Of course, the “past definitions” of commonly understood words are important for guiding discussions about the “future,” especially when those discussions involve government policies that impact taxpayers. What Granholm, Gillibrand, and Sanders are doing amounts to distorting the terms of the debate deliberately and overtly for partisan gain.

What if the next Republican president recommended as part of his “human infrastructure” efforts a total ban on Planned Parenthood funding because the abortion industry eradicates rather than cultivates human life and therefore doesn’t fit within the parameters of “human infrastructure?”

Democrats would object to that crude redefinition, and they’d have a point.

Yet the deconstruction of language is now a regular feature of progressive politicking.
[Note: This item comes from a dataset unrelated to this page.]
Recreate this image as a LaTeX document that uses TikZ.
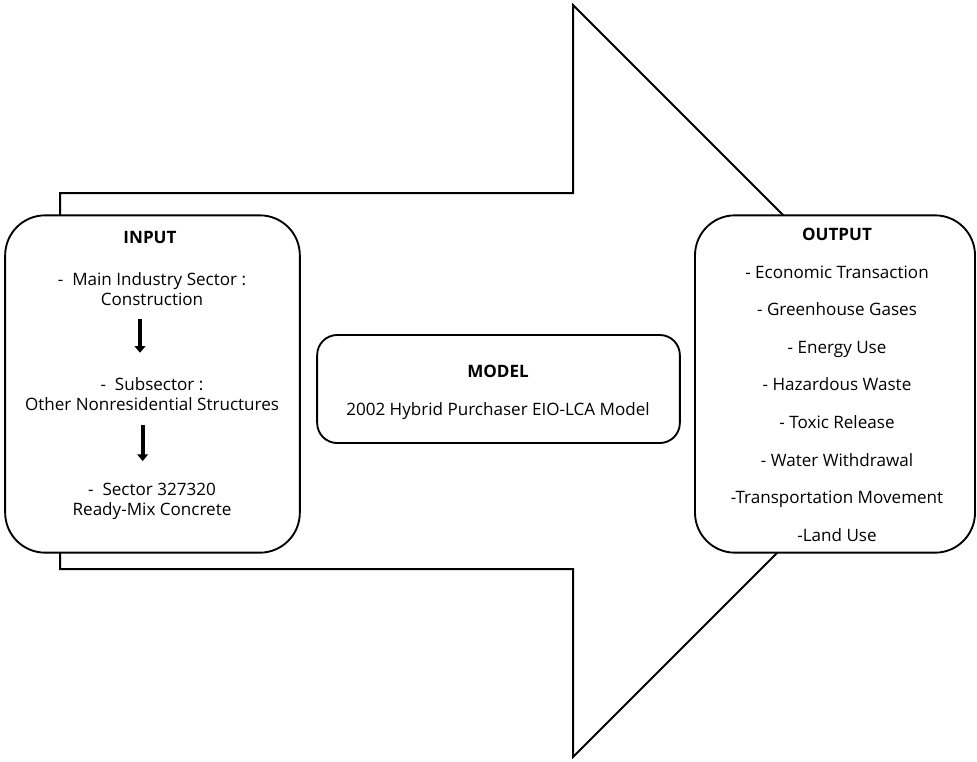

Like racism, infrastructure is being obscured rather than clarified by divorcing the word from its everyday usage.

This obfuscation is a fiscal problem.

It would be one thing if these word games were confined to a campus bull session led by purple-haired gender studies professors. But we’re talking about legislation that already has a price tag of $2 trillion — a number that is likely to grow in the coming weeks as extraneous expenditures are added to the final bill under the guise of infrastructure spending.

This obfuscation is also by design.

The more today’s cultural elites can muddy the very vocabulary we use, the more they’re hoping to move the foundations of the debate so that they are eventually reasoned from a leftist presupposition. Discriminating against Americans according to skin color for equity’s sake becomes the new anti-racism standard … while the phrase human infrastructure gains momentum as the next entry into the woke lexicon.

It may be a gain for Democratic power ambitions, but it’s a loss for America … a loss for civil rights, a loss for prudent legislation, and a loss for honest political discourse.